One of the more popular--and controversial--recreational uses of the desert is riding motorcycles, all-terrain vehicles, dune buggies, and four-wheel-drive cars and trucks. Such off-highway vehicles (OHVs) can seriously damage fragile desert ecosystems. Compacted soils severely inhibit the growth of plant roots. They also keep water from seeping into the ground, increasing water runoff and altering the water-holding capacity of the soil. This is particularly significant because disturbed desert soils can take thousands of years to be restored given the desert's limited supply of biodegradable materials (or biomass), intense solar exposure, and low moisture.

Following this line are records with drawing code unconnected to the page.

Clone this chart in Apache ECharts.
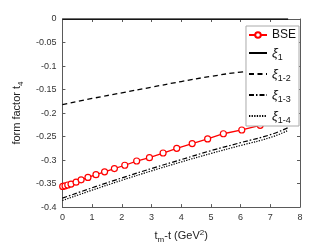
<!DOCTYPE html>
<html><head><meta charset="utf-8">
<script src="https://cdn.jsdelivr.net/npm/echarts@6/dist/echarts.min.js"></script>
<style>html,body{margin:0;padding:0;background:#fff}#c{width:332px;height:249px}</style>
</head><body><div id="c"></div>
<script>
var bseX = [0.01,0.09,0.18,0.29,0.46,0.63,0.86,1.13,1.42,1.75,2.1,2.5,2.93,3.39,3.85,4.37,4.89,5.42,6.04,6.66,7.3];
var bseY = [-0.356,-0.355,-0.353,-0.351,-0.347,-0.342,-0.337,-0.331,-0.325,-0.318,-0.311,-0.302,-0.295,-0.285,-0.275,-0.265,-0.255,-0.244,-0.236,-0.226,-0.216];
var xiX = [0,1,2,3,4,5,6,7,7.6];
var xi1Y = [0,0,0,0,0,0,0,0,0];
var xi12Y = [-0.182,-0.169,-0.157,-0.145,-0.133,-0.122,-0.113,-0.108,-0.106];
var xi13Y = [-0.381,-0.359,-0.338,-0.318,-0.299,-0.280,-0.263,-0.246,-0.231];
var xi14Y = [-0.386,-0.364,-0.343,-0.323,-0.304,-0.286,-0.269,-0.252,-0.237];
var xTicks = [0,1,2,3,4,5,6,7,8];

function pairs(xs, ys){ return xs.map(function(x,i){return [x, ys[i]];}); }
var legendLabels = {
  'BSE': '{n|BSE}',
  'xi1': '{g|ξ}{s|1}',
  'xi12': '{g|ξ}{s|1-2}',
  'xi13': '{g|ξ}{s|1-3}',
  'xi14': '{g|ξ}{s|1-4}'
};
var ax = '#5a5a5a';
var chart = echarts.init(document.getElementById('c'), null, {renderer:'canvas'});
var font = 'Liberation Sans, Arial, sans-serif';
chart.setOption({
  animation:false,
  grid:{left:43, right:32, top:19, bottom:35},
  xAxis:[{
    type:'value', min:0, max:8, interval:1,
    axisLine:{onZero:false, lineStyle:{color:ax, width:1}},
    axisTick:{inside:true, length:3, lineStyle:{color:ax}},
    splitLine:{show:false},
    axisLabel:{color:'#333', fontSize:9, fontFamily:font, margin:6,
      customValues:xTicks},
    name:'{a|t}{s|m}{a|-t (GeV}{p|2}{a|)}', nameLocation:'middle', nameGap:18,
    nameTextStyle:{color:'#222', fontFamily:font, rich:{
      a:{fontSize:11, fontFamily:font, color:'#222', lineHeight:16},
      s:{fontSize:8, fontFamily:font, color:'#222', lineHeight:16, padding:[9,0,0,0]},
      p:{fontSize:8, fontFamily:font, color:'#222', lineHeight:16, padding:[0,0,6,0]}
    }}
  },{
    type:'value', min:0, max:8, interval:1, position:'top',
    axisLine:{onZero:false, lineStyle:{color:ax}},
    axisTick:{inside:true, length:3, lineStyle:{color:ax}},
    axisLabel:{show:false}, splitLine:{show:false}
  }],
  yAxis:[{
    type:'value', min:-0.4, max:0, interval:0.05,
    axisLine:{show:true, onZero:false, lineStyle:{color:ax}},
    axisTick:{show:true, inside:true, length:3, lineStyle:{color:ax}},
    splitLine:{show:false},
    axisLabel:{color:'#333', fontSize:9, fontFamily:font, margin:6},
    name:'{a|form factor t}{s|4}', nameLocation:'middle', nameGap:33, nameRotate:90,
    nameTextStyle:{color:'#222', fontFamily:font, rich:{
      a:{fontSize:11, fontFamily:font, color:'#222', lineHeight:16},
      s:{fontSize:8, fontFamily:font, color:'#222', lineHeight:16, padding:[9,0,0,0]}
    }}
  },{
    type:'value', min:-0.4, max:0, interval:0.05, position:'right',
    axisLine:{show:true, onZero:false, lineStyle:{color:ax}},
    axisTick:{show:true, inside:true, length:3, lineStyle:{color:ax}},
    axisLabel:{show:false}, splitLine:{show:false}
  }],
  legend:{
    orient:'vertical', right:33, top:26, z:10,
    backgroundColor:'#fff', borderColor:'#aaa', borderWidth:1,
    padding:[3,3,1,2], itemGap:3, itemWidth:18, itemHeight:7,
    formatter:function(n){return legendLabels[n];},
    textStyle:{fontFamily:font, color:'#111', rich:{
      n:{fontSize:12, fontFamily:font, color:'#111', lineHeight:17},
      g:{fontSize:13, fontFamily:font, fontStyle:'italic', color:'#111', lineHeight:17},
      s:{fontSize:9, fontFamily:font, color:'#111', lineHeight:17, padding:[9,0,0,0]}
    }},
    data:[
      {name:'BSE'},
      {name:'xi1', itemStyle:{opacity:0}},
      {name:'xi12', itemStyle:{opacity:0}},
      {name:'xi13', itemStyle:{opacity:0}},
      {name:'xi14', itemStyle:{opacity:0}}
    ]
  },
  series:[
    {name:'BSE', type:'line', data:pairs(bseX,bseY), symbol:'circle', symbolSize:6,
      showAllSymbol:true,
      itemStyle:{color:'#fff', borderColor:'#ff0000', borderWidth:1.2},
      lineStyle:{color:'#ff0000', width:1.3}, z:3},
    {name:'xi1', type:'line', data:pairs(xiX,xi1Y), symbol:'none', lineStyle:{color:'#000', width:1.3}, itemStyle:{color:'#000'}},
    {name:'xi12', type:'line', data:pairs(xiX,xi12Y), symbol:'none', smooth:true, lineStyle:{color:'#000', width:1.3, type:[5,3.5]}, itemStyle:{color:'#000'}},
    {name:'xi13', type:'line', data:pairs(xiX,xi13Y), symbol:'none', smooth:true, lineStyle:{color:'#000', width:1.2, type:[5,2,1.5,2]}, itemStyle:{color:'#000'}},
    {name:'xi14', type:'line', data:pairs(xiX,xi14Y), symbol:'none', smooth:true, lineStyle:{color:'#000', width:1.2, type:[1.3,1.3]}, itemStyle:{color:'#000'}}
  ]
});
</script></body></html>
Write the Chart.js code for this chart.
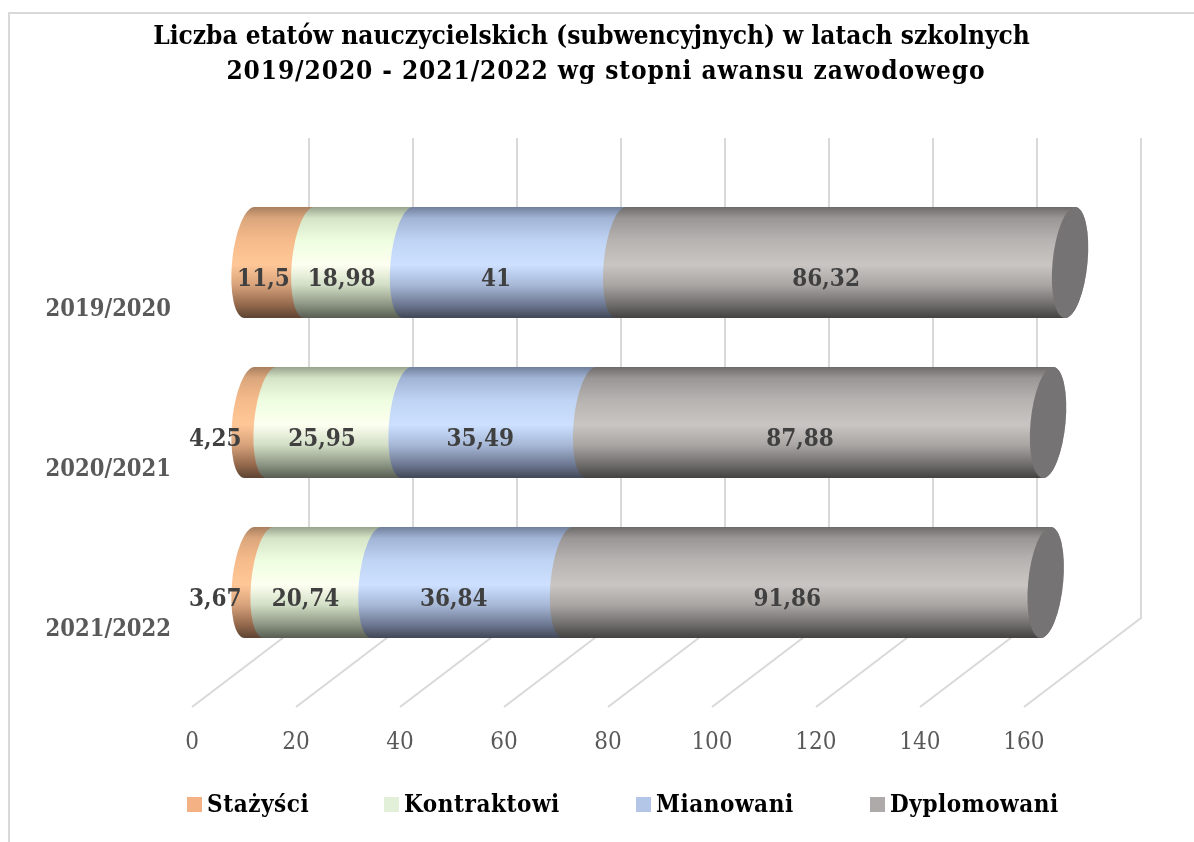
<!DOCTYPE html>
<html lang="pl">
<head>
<meta charset="utf-8">
<title>Liczba etatów nauczycielskich</title>
<style>
    html, body { margin: 0; background: #fff; overflow: hidden; }
    #wrap { position: relative; width: 1194px; height: 842px; }
    /* ramka wykresu - widoczna tylko góra i lewa strona */
    #frame { position: absolute; left: 8px; top: 12px; right: 0; bottom: 0; border-left: 2px solid #d9d9d9; border-top: 2px solid #d9d9d9; }
    canvas { position: absolute; left: 0; top: 0; }
</style>
<script src="https://cdn.jsdelivr.net/npm/chart.js@4/dist/chart.umd.min.js"></script>
</head>
<body>
<div id="wrap">
    <div id="frame"></div>
    <canvas id="chart" width="1194" height="842"></canvas>
</div>
<script>
const titleLines = ['Liczba etatów nauczycielskich (subwencyjnych) w latach szkolnych', '2019/2020 - 2021/2022 wg stopni awansu zawodowego'];
const categories = ['2019/2020', '2020/2021', '2021/2022'];
const stazysci = [11.5, 4.25, 3.67];
const kontraktowi = [18.98, 25.95, 20.74];
const mianowani = [41, 35.49, 36.84];
const dyplomowani = [86.32, 87.88, 91.86];
const xTicks = [0, 20, 40, 60, 80, 100, 120, 140, 160];

const serif = "'DejaVu Serif Condensed', 'DejaVu Serif', serif";

// Kolory cylindrów: [pozycja, kolor] od góry do dołu
const shades = {
    orange: [[0, '#a97f5f'], [0.1, '#dba67c'], [0.3, '#f7bb8b'], [0.52, '#ffc797'], [0.7, '#d8a37c'], [0.88, '#94694d'], [1, '#5d4232']],
    green: [[0, '#98a38d'], [0.1, '#d5e4c7'], [0.3, '#eefde0'], [0.52, '#fdfff0'], [0.7, '#d3dfc6'], [0.88, '#8c9583'], [1, '#585d52']],
    blue: [[0, '#6f7f9c'], [0.1, '#a2b4d5'], [0.3, '#bfd3f4'], [0.52, '#cde0ff'], [0.7, '#a8b9d8'], [0.88, '#6d7892'], [1, '#414756']],
    grey: [[0, '#6d6b6a'], [0.1, '#999695'], [0.3, '#b6b3b1'], [0.52, '#c9c5c3'], [0.7, '#a9a6a4'], [0.88, '#6f6d6c'], [1, '#434241']]
};

const DEPTH_X = 117, DEPTH_Y = 89;   // głębokość ścian
const BAR_DX = 57.5, BAR_DY = 44.5;  // cylinder stoi w połowie głębokości
const END_RX = 17.5, SKEW = 0.09;
const LABEL_SHIFT = [16, 17, 18.5, 19.5];

const fmt = v => String(v).replace('.', ',');

// Siatka 3D: ściana tylna i podłoga
const gridPlugin = {
    id: 'grid3d',
    beforeDatasetsDraw(chart) {
        const { ctx, chartArea, scales } = chart;
        ctx.save();
        ctx.strokeStyle = '#d9d9d9';
        ctx.lineWidth = 2;
        xTicks.forEach(t => {
            const x = scales.x.getPixelForValue(t);
            ctx.beginPath();
            ctx.moveTo(x, chartArea.bottom);
            ctx.lineTo(x + DEPTH_X, chartArea.bottom - DEPTH_Y);
            ctx.lineTo(x + DEPTH_X, chartArea.top - DEPTH_Y);
            ctx.stroke();
        });
        ctx.restore();
    }
};

// Cylindry rysowane z elementów słupków, zamiast płaskich prostokątów
const cylinderPlugin = {
    id: 'cylinders',
    beforeDatasetsDraw(chart) {
        const { ctx } = chart;
        const last = chart.data.datasets.length - 1;
        chart.data.datasets.forEach((ds, d) => {
            chart.getDatasetMeta(d).data.forEach(bar => {
                const r = bar.height / 2;
                const x0 = bar.base + BAR_DX, x1 = bar.x + BAR_DX;
                ctx.save();
                ctx.transform(1, 0, -SKEW, 1, 0, bar.y - BAR_DY);
                const g = ctx.createLinearGradient(0, -r, 0, r);
                ds.shade.forEach(s => g.addColorStop(s[0], s[1]));
                ctx.beginPath();
                ctx.moveTo(x0, -r);
                ctx.lineTo(x1, -r);
                ctx.ellipse(x1, 0, END_RX, r, 0, -Math.PI / 2, Math.PI / 2);
                ctx.lineTo(x0, r);
                ctx.ellipse(x0, 0, END_RX, r, 0, Math.PI / 2, Math.PI * 1.5);
                ctx.closePath();
                ctx.fillStyle = g;
                ctx.fill();
                if (d === last) {
                    ctx.beginPath();
                    ctx.ellipse(x1, 0, END_RX, r, 0, 0, Math.PI * 2);
                    ctx.fillStyle = '#757373';
                    ctx.fill();
                }
                ctx.restore();
            });
        });
        // Etykiety wartości
        ctx.save();
        ctx.font = 'bold 24px ' + serif;
        ctx.fillStyle = '#404040';
        ctx.textBaseline = 'middle';
        chart.data.datasets.forEach((ds, d) => {
            chart.getDatasetMeta(d).data.forEach((bar, i) => {
                const text = fmt(ds.data[i]);
                const y = bar.y - BAR_DY + 17;
                if (bar.x - bar.base < 40) {
                    ctx.textAlign = 'right';
                    ctx.fillText(text, bar.base + BAR_DX - 8, y);
                } else {
                    ctx.textAlign = 'center';
                    ctx.fillText(text, (bar.x + bar.base) / 2 + BAR_DX - LABEL_SHIFT[d], y);
                }
            });
        });
        ctx.restore();
        return false;
    }
};

// Tytuł i legenda: odstępy jak w oryginale
const textPlugin = {
    id: 'titleLegend',
    afterDraw(chart) {
        const { ctx } = chart;
        ctx.save();
        ctx.textBaseline = 'middle';
        ctx.fillStyle = '#000';
        ctx.font = 'bold 26px ' + serif;
        ctx.textAlign = 'center';
        ctx.fillText(titleLines[0], 591.5, 37.5);
        ctx.letterSpacing = '0.9px';
        ctx.fillText(titleLines[1], 606, 72.5);

        ctx.textAlign = 'left';
        ctx.font = 'bold 24px ' + serif;
        ctx.letterSpacing = '0.55px';
        const legendX = [187, 384, 636, 870];
        chart.data.datasets.forEach((ds, d) => {
            ctx.fillStyle = ds.backgroundColor;
            ctx.fillRect(legendX[d], 797, 15, 15);
            ctx.fillStyle = '#000';
            ctx.fillText(ds.label, legendX[d] + 20, 806);
        });
        ctx.restore();
    }
};

new Chart(document.getElementById('chart'), {
    type: 'bar',
    data: {
        labels: categories,
        datasets: [
            { label: 'Stażyści', data: stazysci, backgroundColor: '#f4b183', shade: shades.orange },
            { label: 'Kontraktowi', data: kontraktowi, backgroundColor: '#e2efd9', shade: shades.green },
            { label: 'Mianowani', data: mianowani, backgroundColor: '#b4c6e7', shade: shades.blue },
            { label: 'Dyplomowani', data: dyplomowani, backgroundColor: '#aeaaaa', shade: shades.grey }
        ]
    },
    plugins: [gridPlugin, cylinderPlugin, textPlugin],
    options: {
        indexAxis: 'y',
        responsive: false,
        animation: false,
        barPercentage: 0.694,
        categoryPercentage: 1,
        layout: { padding: { left: 18, right: 0, top: 227, bottom: 80 } },
        scales: {
            x: {
                stacked: true,
                min: 0,
                max: 192.7,
                afterBuildTicks: s => { s.ticks = xTicks.map(v => ({ value: v })); },
                afterFit: s => { s.height = 55; },
                grid: { display: false, drawTicks: false },
                border: { display: false },
                ticks: { padding: 21, color: '#595959', font: { family: serif, size: 24 }, maxRotation: 0 }
            },
            y: {
                stacked: true,
                afterFit: s => { s.width = 174; },
                grid: { display: false, drawTicks: false },
                border: { display: false },
                ticks: { padding: 21, labelOffset: 3, color: '#595959', font: { family: serif, size: 23.5, weight: 'bold' } }
            }
        },
        plugins: {
            tooltip: { enabled: false },
            legend: { display: false },
            title: { display: false }
        }
    }
});
</script>
</body>
</html>
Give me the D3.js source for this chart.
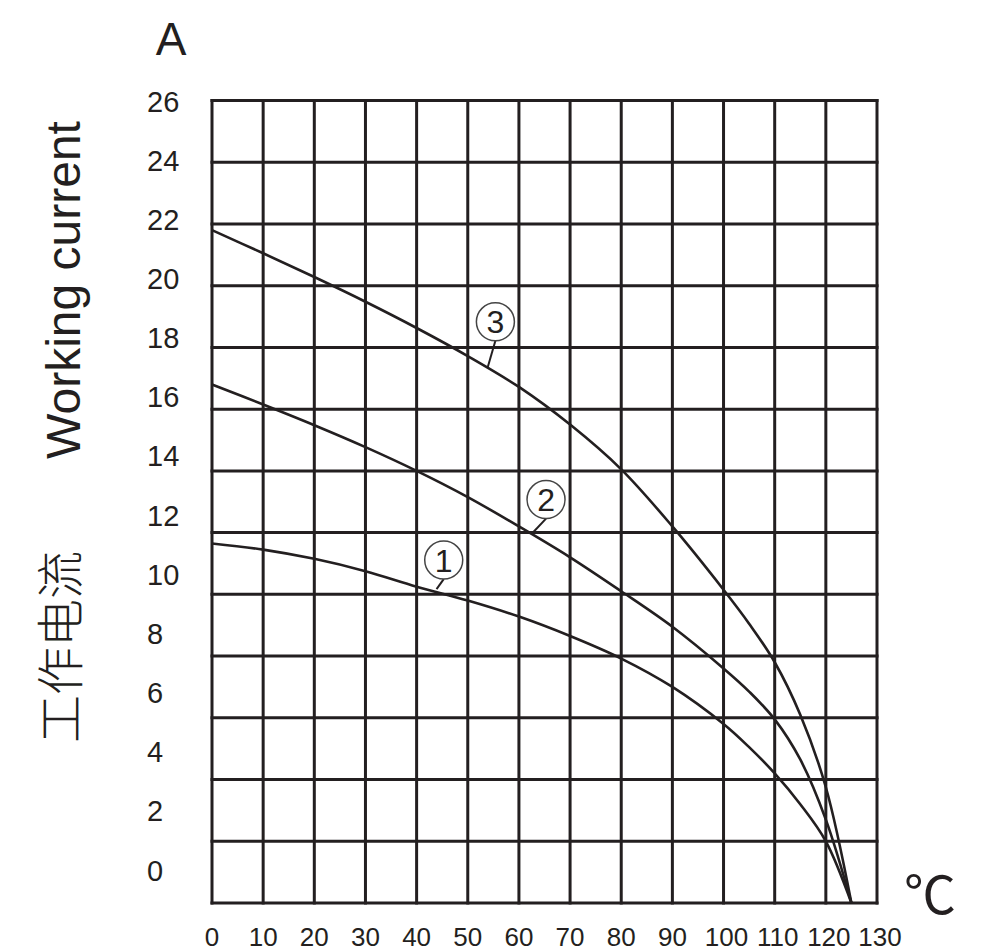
<!DOCTYPE html>
<html>
<head>
<meta charset="utf-8">
<script src="https://cdn.jsdelivr.net/npm/d3@7"></script>
<style>
  html, body { margin: 0; padding: 0; background: #fff; overflow: hidden; }
  text { font-family: "Liberation Sans", Arial, sans-serif; fill: #231f20; }
</style>
</head>
<body>
<div id="plotarea"></div>
<script>
// tick labels
var tempTicks = [0, 10, 20, 30, 40, 50, 60, 70, 80, 90, 100, 110, 120, 130];
var currentTicks = [0, 2, 4, 6, 8, 10, 12, 14, 16, 18, 20, 22, 24, 26];

// curves: [temperature C, working current A]
var curve1 = [[0, 11.65], [10, 11.45], [20, 11.15], [30, 10.75], [40, 10.25], [50, 9.8], [60, 9.28], [70, 8.65], [80, 7.92], [90, 7.0], [100, 5.8], [105, 5.05], [110, 4.2], [115, 3.2], [120, 2.0], [125, 0]];
var curve2 = [[0, 16.8], [10, 16.15], [20, 15.48], [30, 14.77], [40, 14.0], [50, 13.15], [60, 12.2], [70, 11.2], [80, 10.1], [90, 8.95], [100, 7.6], [105, 6.85], [110, 5.95], [115, 4.65], [120, 2.7], [125, 0]];
var curve3 = [[0, 21.8], [10, 21.05], [20, 20.28], [30, 19.48], [40, 18.63], [50, 17.72], [60, 16.72], [70, 15.5], [80, 14.05], [90, 12.2], [100, 10.15], [105, 9.05], [110, 7.8], [115, 6.1], [120, 3.75], [125, 0]];

// curve markers: name, circle centre, end of the leader on the curve
var markerNames = ["1", "2", "3"];
var markerCentres = [[45.3, 11.11], [65.3, 13.07], [55.4, 18.83]];
var markerTargets = [[43.9, 10.17], [62.6, 11.98], [53.9, 17.36]];

function drawChart() {
    var width = 984, height = 952;
    var ink = "#231f20";

    var svg = d3.select("#plotarea").append("svg")
        .attr("width", width)
        .attr("height", height)
        .style("display", "block");

    svg.append("rect").attr("width", width).attr("height", height).attr("fill", "#fff");

    var x = d3.scaleLinear().domain([0, 130]).range([212, 877]);
    var y = d3.scaleLinear().domain([0, 26]).range([903, 100.5]);
    // the printed labels sit a little off the grid lines in the original
    var yLabel = d3.scaleLinear().domain([0, 26]).range([870, 101]);

    // grid
    var grid = svg.append("g").attr("class", "grid")
        .attr("stroke", ink).attr("stroke-width", 3).attr("stroke-linecap", "square");
    grid.selectAll(".v").data(tempTicks).enter().append("line")
        .attr("class", "v")
        .attr("x1", function(d){ return x(d); }).attr("x2", function(d){ return x(d); })
        .attr("y1", y(26)).attr("y2", y(0));
    grid.selectAll(".h").data(currentTicks).enter().append("line")
        .attr("class", "h")
        .attr("x1", x(0)).attr("x2", x(130))
        .attr("y1", function(d){ return y(d); }).attr("y2", function(d){ return y(d); });

    // curves
    var line = d3.line()
        .x(function(d){ return x(d[0]); })
        .y(function(d){ return y(d[1]); })
        .curve(d3.curveCatmullRom.alpha(0.5));
    svg.append("g").attr("class", "curves")
        .selectAll("path")
        .data([curve1, curve2, curve3])
        .enter().append("path")
        .attr("d", line)
        .attr("fill", "none")
        .attr("stroke", ink)
        .attr("stroke-width", 2.6);

    // markers
    var markers = svg.append("g").attr("class", "markers")
        .selectAll("g").data(markerNames).enter().append("g");
    markers.append("line")
        .attr("x1", function(d, i){ return x(markerCentres[i][0]); })
        .attr("y1", function(d, i){ return y(markerCentres[i][1]) + 19; })
        .attr("x2", function(d, i){ return x(markerTargets[i][0]); })
        .attr("y2", function(d, i){ return y(markerTargets[i][1]); })
        .attr("stroke", ink).attr("stroke-width", 2);
    markers.append("circle")
        .attr("cx", function(d, i){ return x(markerCentres[i][0]); })
        .attr("cy", function(d, i){ return y(markerCentres[i][1]); })
        .attr("r", 19)
        .attr("fill", "#fff")
        .attr("stroke", "#444").attr("stroke-width", 1.5);
    markers.append("text")
        .attr("x", function(d, i){ return x(markerCentres[i][0]); })
        .attr("y", function(d, i){ return y(markerCentres[i][1]) + 11.5; })
        .attr("text-anchor", "middle")
        .attr("font-size", 32)
        .text(function(d){ return d; });

    // tick labels
    svg.append("g").attr("class", "yLabels")
        .selectAll("text").data(currentTicks).enter().append("text")
        .attr("x", 147)
        .attr("y", function(d){ return yLabel(d) + 10.5; })
        .attr("font-size", 29)
        .attr("text-anchor", "start")
        .text(function(d){ return d; });
    svg.append("g").attr("class", "xLabels")
        .selectAll("text").data(tempTicks).enter().append("text")
        .attr("x", function(d){ return x(d) + (d >= 100 ? 3 : 0); })
        .attr("y", 946)
        .attr("font-size", 26)
        .attr("text-anchor", "middle")
        .text(function(d){ return d; });

    // units
    svg.append("text")
        .attr("x", 171).attr("y", 55)
        .attr("text-anchor", "middle")
        .attr("font-size", 46)
        .text("A");
    svg.append("text")
        .attr("x", 904).attr("y", 914)
        .attr("font-size", 52)
        .style("font-family", "'Noto Sans CJK SC', sans-serif")
        .text("℃");

    // axis title
    svg.append("text")
        .attr("transform", "translate(80,290) rotate(-90)")
        .attr("text-anchor", "middle")
        .attr("font-size", 48)
        .text("Working current");
    svg.append("text")
        .attr("transform", "translate(78,647) rotate(-90)")
        .attr("text-anchor", "middle")
        .attr("font-size", 48)
        .style("font-family", "'Noto Sans CJK SC', sans-serif")
        .style("font-weight", 300)
        .text("工作电流");
}

drawChart();
</script>
</body>
</html>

Vehicles can also cause direct damage by running over and destroying plants and even animals such as lizards and tortoises, or crushing the underground burrows where tortoises often spend much of the day. As a result, OHV use is managed by federal agencies to keep vehicles away from the most fragile areas, while allowing OHV activities on more durable surfaces, such as barren sand dunes or clay flats. In most cases OHV use is confined to designated roads and trails; some areas are fenced to keep vehicles out of sensitive habitat. Other areas, such as the Desert Tortoise Research Natural Area near Ridgecrest, California, and designated wilderness areas within the Mojave, are closed to OHV use altogether. In many areas of the Mojave the BLM has implemented OHV policies that require active management of sensitive areas.

Balanced management helps prevent OHVs from stirring up and loosening thin desert topsoil layers--which accelerates erosion--or destroying microbiotic crusts, thin soil surface layers bound together by living microorganisms, including lichens and algae. At the same time, management of OHV access avoids soil compaction and the creation of hardened "roadways."

Extensive military exercises that entail the movement of heavy equipment also can have serious impacts on desert soils similar to, but much more intensive than, those caused by OHVs. The U.S. Army, Air Force, Marine Corps, and Navy all operate major training or testing facilities in the Mojave Desert. The Department of Defense is working with the Department of the Interior to reduce the impact of its activities.


Because the Mojave Desert is sandwiched between high-tech, urban areas, there is an increasing need to connect these areas with new fiber-optic telecommunications lines and other utility services. Often these utility rights-of-way bisect wildlife habitat, causing weeds to spread and reducing species diversity. Land managers are working with utility companies to reduce these impacts by establishing right-of-way corridors along already established routes and by limiting new routes.